Australia 2017 Budget: Hefty levies to finance future immigration sector improvements

Australia 2017 Budget: Hefty levies to finance future immigration sector improvements
Just a few weeks after announcing that they will be scrapping the 457 visa program, the Australian government is continuing its overseas worker clampdown through a string of weighty levies.
 
Starting March 2018, local employers with a turnover of less than $10 million per year have to pay an annual charge amounting to $1,200 if they plan to acquire or sponsor foreign talents through temporary work visas. While those who will choose the permanent visa routes (subclass 186 and 187) will have to face a $3,000 one-off charge to complete their application.  This fee will be payable for each employee sponsored by the company.
 
For those who are making over $10 million annually, they will be required to pay an upfront fee of $1,800 per worker on a temporary skilled visa. They will also be asked to make a one-off payment of $5,000 for employees acquired through a permanent Employer Nomination Scheme (subclass 186) visa or a permanent Regional Sponsored Migration Scheme (subclass 187) visa.
 
Treasury Secretary Scott Morrison said that it’s high-time to put more priority to balancing the influx of foreign workers and the need to make local jobs accessible to Australian job seekers. “Skilled migration has always played a significant role in driving our economic growth.
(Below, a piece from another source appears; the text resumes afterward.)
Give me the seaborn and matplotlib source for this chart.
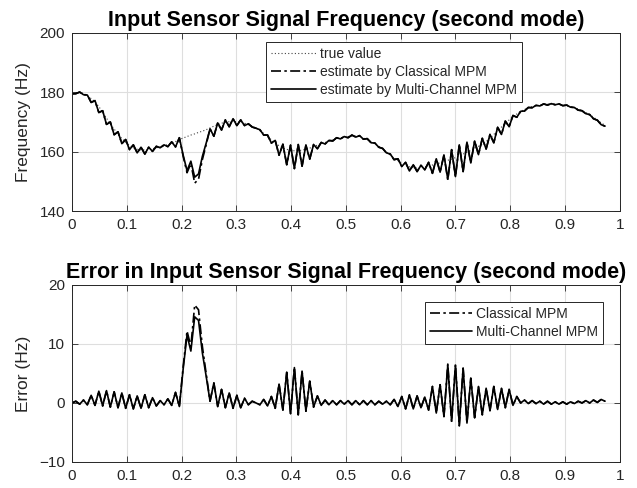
import numpy as np
import matplotlib
matplotlib.use("Agg")
import matplotlib.pyplot as plt
import seaborn as sns

# ---------------- data ----------------
t_start = 0.0
t_step = 0.007   # sampling step of the time axis

freq_true = [
    179.5, 179.85, 179.9, 179.7, 178.8, 177.9, 176.8, 175.2, 173.3, 171.3,
    169.3, 167.6, 165.9, 164.4, 163.2, 162.1, 161.3, 160.8, 160.6, 160.6,
    160.7, 161.0, 161.3, 161.7, 162.0, 162.4, 162.9, 163.4, 164.1, 164.6,
    165.1, 165.6, 166.0, 166.5, 166.9, 167.4, 168.0, 168.6, 169.1, 169.6,
    169.9, 170.1, 170.2, 170.1, 169.9, 169.6, 169.1, 168.6, 167.9, 167.1,
    166.2, 165.1, 164.0, 162.9, 162.0, 161.3, 160.8, 160.4, 160.3, 160.4,
    160.5, 160.8, 161.2, 161.7, 162.2, 162.7, 163.1, 163.5, 164.0, 164.4,
    164.7, 164.9, 165.1, 165.3, 165.3, 165.1, 164.6, 164.1, 163.4, 162.6,
    161.8, 160.9, 159.9, 158.9, 157.9, 157.0, 156.1, 155.4, 154.9, 154.6,
    154.5, 154.6, 154.9, 155.2, 155.5, 155.9, 156.2, 156.6, 157.1, 157.5,
    158.0, 158.6, 159.2, 159.8, 160.4, 161.1, 161.8, 162.5, 163.4, 164.5,
    165.8, 167.1, 168.3, 169.5, 170.7, 171.8, 172.7, 173.6, 174.2, 174.8,
    175.2, 175.5, 175.7, 175.9, 176.0, 176.0, 176.0, 175.9, 175.7, 175.5,
    175.2, 174.8, 174.3, 173.8, 173.2, 172.5, 171.6, 170.7, 169.7, 168.9,
]

err_multi = [
    0.0, 0.3, -0.2, 0.5, -0.3, 1.3, -0.4, 2.0, -0.5, 2.1,
    -0.7, 1.9, -0.8, 1.7, -0.9, 1.4, -1.0, 1.2, -0.9, 1.4,
    -0.8, 0.9, -0.5, 0.4, -0.3, 0.7, -0.4, 1.8, -0.6, 5.8,
    11.5, 8.8, 14.6, 14.0, 8.5, 4.5, 0.3, 3.4, -0.6, 2.3,
    -0.8, 1.7, -0.9, 1.3, -0.8, 0.8, -0.3, 0.3, 0.0, -0.3,
    0.6, -0.5, 1.1, -0.9, 3.2, -1.2, 5.2, -1.8, 6.0, -2.0,
    5.4, -1.4, 3.7, -0.7, 1.2, -0.4, 0.5, -0.3, 0.4, -0.3,
    0.4, -0.2, 0.4, -0.3, 0.4, -0.3, 0.4, -0.3, 0.4, -0.3,
    0.3, -0.2, 0.3, -0.3, 0.6, -0.6, 1.1, -1.0, 1.4, -1.0,
    1.2, -0.8, 1.0, -1.2, 2.8, -1.7, 3.1, -2.3, 6.4, -3.1,
    6.4, -3.7, 5.9, -3.4, 4.2, -2.5, 2.8, -2.0, 2.5, -1.3,
    2.8, -1.1, 2.5, -0.8, 2.3, -0.4, 1.1, 0.0, 0.5, -0.1,
    0.4, -0.1, 0.3, -0.2, 0.3, -0.2, 0.2, -0.2, 0.2, -0.2,
    0.2, -0.1, 0.3, 0.0, 0.4, 0.0, 0.5, 0.1, 0.6, 0.3,
]

err_classical = [
    0.0, 0.3, -0.2, 0.5, -0.3, 1.3, -0.4, 2.0, -0.5, 2.1,
    -0.7, 1.9, -0.8, 1.7, -0.9, 1.4, -1.0, 1.2, -0.9, 1.4,
    -0.8, 0.9, -0.5, 0.4, -0.3, 0.7, -0.4, 1.8, -0.6, 6.2,
    12.2, 9.6, 16.6, 15.8, 9.6, 5.0, 0.3, 3.4, -0.6, 2.3,
    -0.8, 1.7, -0.9, 1.3, -0.8, 0.8, -0.3, 0.3, 0.0, -0.3,
    0.6, -0.5, 1.1, -0.9, 3.2, -1.2, 5.2, -1.8, 6.0, -2.0,
    5.4, -1.4, 3.7, -0.7, 1.2, -0.4, 0.5, -0.3, 0.4, -0.3,
    0.4, -0.2, 0.4, -0.3, 0.4, -0.3, 0.4, -0.3, 0.4, -0.3,
    0.3, -0.2, 0.3, -0.3, 0.6, -0.6, 1.1, -1.0, 1.4, -1.0,
    1.2, -0.8, 1.0, -1.2, 2.8, -1.7, 3.1, -2.3, 6.6, -3.2,
    6.5, -3.9, 5.9, -3.4, 4.2, -2.5, 2.8, -2.0, 2.5, -1.3,
    2.8, -1.1, 2.5, -0.8, 2.3, -0.4, 1.1, 0.0, 0.5, -0.1,
    0.4, -0.1, 0.3, -0.2, 0.3, -0.2, 0.2, -0.2, 0.2, -0.2,
    0.2, -0.1, 0.3, 0.0, 0.4, 0.0, 0.5, 0.1, 0.6, 0.3,
]

x_ticks = [0, 0.1, 0.2, 0.3, 0.4, 0.5, 0.6, 0.7, 0.8, 0.9, 1]
x_tick_labels = ["0", "0.1", "0.2", "0.3", "0.4", "0.5", "0.6", "0.7", "0.8", "0.9", "1"]
top_yticks = [140, 160, 180, 200]
bot_yticks = [-10, 0, 10, 20]

title_top = "Input Sensor Signal Frequency (second mode)"
title_bot = "Error in Input Sensor Signal Frequency (second mode)"
leg_top = ["true value", "estimate by Classical MPM", "estimate by Multi-Channel MPM"]
leg_bot = ["Classical MPM", "Multi-Channel MPM"]

# ---------------- derived series ----------------
t = t_start + t_step * np.arange(len(freq_true))
f_true = np.array(freq_true)
e_mc = np.array(err_multi)
e_cl = np.array(err_classical)
est_mc = f_true - e_mc      # error = true - estimate
est_cl = f_true - e_cl

# ---------------- style ----------------
sns.set_style("ticks")
plt.rcParams["font.family"] = ["Liberation Sans", "DejaVu Sans"]
axc = "#262626"

fig = plt.figure(figsize=(6.37, 4.88), dpi=100)
ax1 = fig.add_axes([0.113, 0.5676, 0.860, 0.3648])
ax2 = fig.add_axes([0.113, 0.0533, 0.860, 0.3627])

dot_ls = (0, (1, 2))
dd_ls = (0, (6, 2, 1.5, 2))
lw_main = 1.2

sns.lineplot(x=t, y=f_true, ax=ax1, color="#444444", lw=0.8, linestyle=dot_ls,
             label=leg_top[0], estimator=None, sort=False)
sns.lineplot(x=t, y=est_cl, ax=ax1, color="black", lw=lw_main, linestyle=dd_ls,
             label=leg_top[1], estimator=None, sort=False)
sns.lineplot(x=t, y=est_mc, ax=ax1, color="black", lw=lw_main, linestyle="-",
             label=leg_top[2], estimator=None, sort=False)

sns.lineplot(x=t, y=e_cl, ax=ax2, color="black", lw=lw_main, linestyle=dd_ls,
             label=leg_bot[0], estimator=None, sort=False)
sns.lineplot(x=t, y=e_mc, ax=ax2, color="black", lw=lw_main, linestyle="-",
             label=leg_bot[1], estimator=None, sort=False)

for ax, yt, title, ylab in [(ax1, top_yticks, title_top, "Frequency (Hz)"),
                            (ax2, bot_yticks, title_bot, "Error (Hz)")]:
    ax.set_xlim(0, 1)
    ax.set_ylim(yt[0], yt[-1])
    ax.set_xticks(x_ticks)
    ax.set_xticklabels(x_tick_labels)
    ax.set_yticks(yt)
    ax.set_axisbelow(True)
    ax.grid(True, color="#dedede", lw=0.8)
    ax.tick_params(direction="in", top=True, right=True, length=4, width=0.6,
                   colors=axc, labelsize=11, pad=5)
    for sp in ax.spines.values():
        sp.set_visible(True)
        sp.set_color(axc)
        sp.set_linewidth(0.7)
    ax.set_title(title, fontsize=15.5, fontweight="bold", color="black", pad=5)
    ax.set_ylabel(ylab, fontsize=12.5, color=axc, labelpad=6)
    ax.set_xlabel("")

lg1 = ax1.legend(loc="upper right", bbox_to_anchor=(0.821, 0.949), fontsize=10,
                 frameon=True, fancybox=False, framealpha=1, edgecolor=axc,
                 handlelength=3.2, handletextpad=0.3, borderpad=0.35,
                 labelspacing=0.3, borderaxespad=0)
lg1.get_frame().set_linewidth(0.7)
lg2 = ax2.legend(loc="upper right", bbox_to_anchor=(0.969, 0.904), fontsize=10,
                 frameon=True, fancybox=False, framealpha=1, edgecolor=axc,
                 handlelength=3.0, handletextpad=0.3, borderpad=0.35,
                 labelspacing=0.3, borderaxespad=0)
lg2.get_frame().set_linewidth(0.7)

fig.savefig("out.png", dpi=100)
Yet it must be on our terms and we must [train] more Australians to secure jobs,” he told the press.
 
The government said that the levy is expected to hit the $1.2 billion mark after a year, a decent amount enough to finance the new Commonwealth-State Skilling Australians Fund, which will focus on apprenticeships and traineeships in high-demand jobs that are heavily dependent on skilled migration.
 
All Visa Application Charges (VACs) in all subclasses and categories—primary, adult dependent, child dependent—will also increase starting July 2017. The government said that all existing VACs would be indexed yearly in accordance with the forecast Consumer Price Index (CPI).
 
For non-Australian investors, they will be subject to a Foreign Investors Tax Levy of $5000 per year should they fail to occupy or lease their Australian properties for at least 6 months in a year.
 
 
 
Beyond levies
 
The new Temporary Skill Shortage (TSS) visa, which will be introduced to replace the 457 visa, will come into operation in March 2018. The new scheme will be made up of two streams—short-term (valid for two years) and medium term (valid up to four years). It will be subject to labour market testing, with applicants required to have at least two years of work experience, a spotless criminal record, and an average or above-average English language proficiency.
 
In November 2017, a new temporary parent visa will be introduced. A total of 15,000 slots will be made for this route every year, though further changes could still be imposed along the way. This visa route will allow sponsored parents to remain in the country for 3-5 years.
 
Despite this number, the government stated that the permanent migration programme—which covers all visa types and immigration routes—currently remains unchanged at 190,000 places for 2017-18.
 
Renewing and extending the new temporary parent visa will also be a bit costly at $5,000 (for three years) and $10,000 (for five years).
 
In July 2018, it will be harder for new migrants to access Australian pensions as they will be required to stay in Australia for fifteen years to become eligible for the Age pension or Disability Support Pension (DSP).
 
Overall systems enhancement
 
The Australian government has efficiently countered criticisms that it is making the immigration segment less accessible by significantly increasing the number of refugees to be admitted to the country for the year 2017-18. An additional 1000 places will expand this number through the Community Support Programme, which will enable individuals, organisations, and entrepreneurs to sponsor humanitarian applicants to the country.
 
A total of $185.4 million will be invested in various significant endeavours focused on reforming visa processing arrangements. The government said that funding the augmentation of visa framework for economic and migration objectives and existing ICT systems will help the country deliver better services in the near future. It will also pave the way for enhanced verification and screening systems essential in upping security and reducing delays in all ports of entry.
 
The only thing unclear now is how the charges from the employers and applicants will be deducted and levied. Experts say that it will be payable directly to the Department of Immigration and Border Protection or the SAF, but this, too, needs to be confirmed by the government.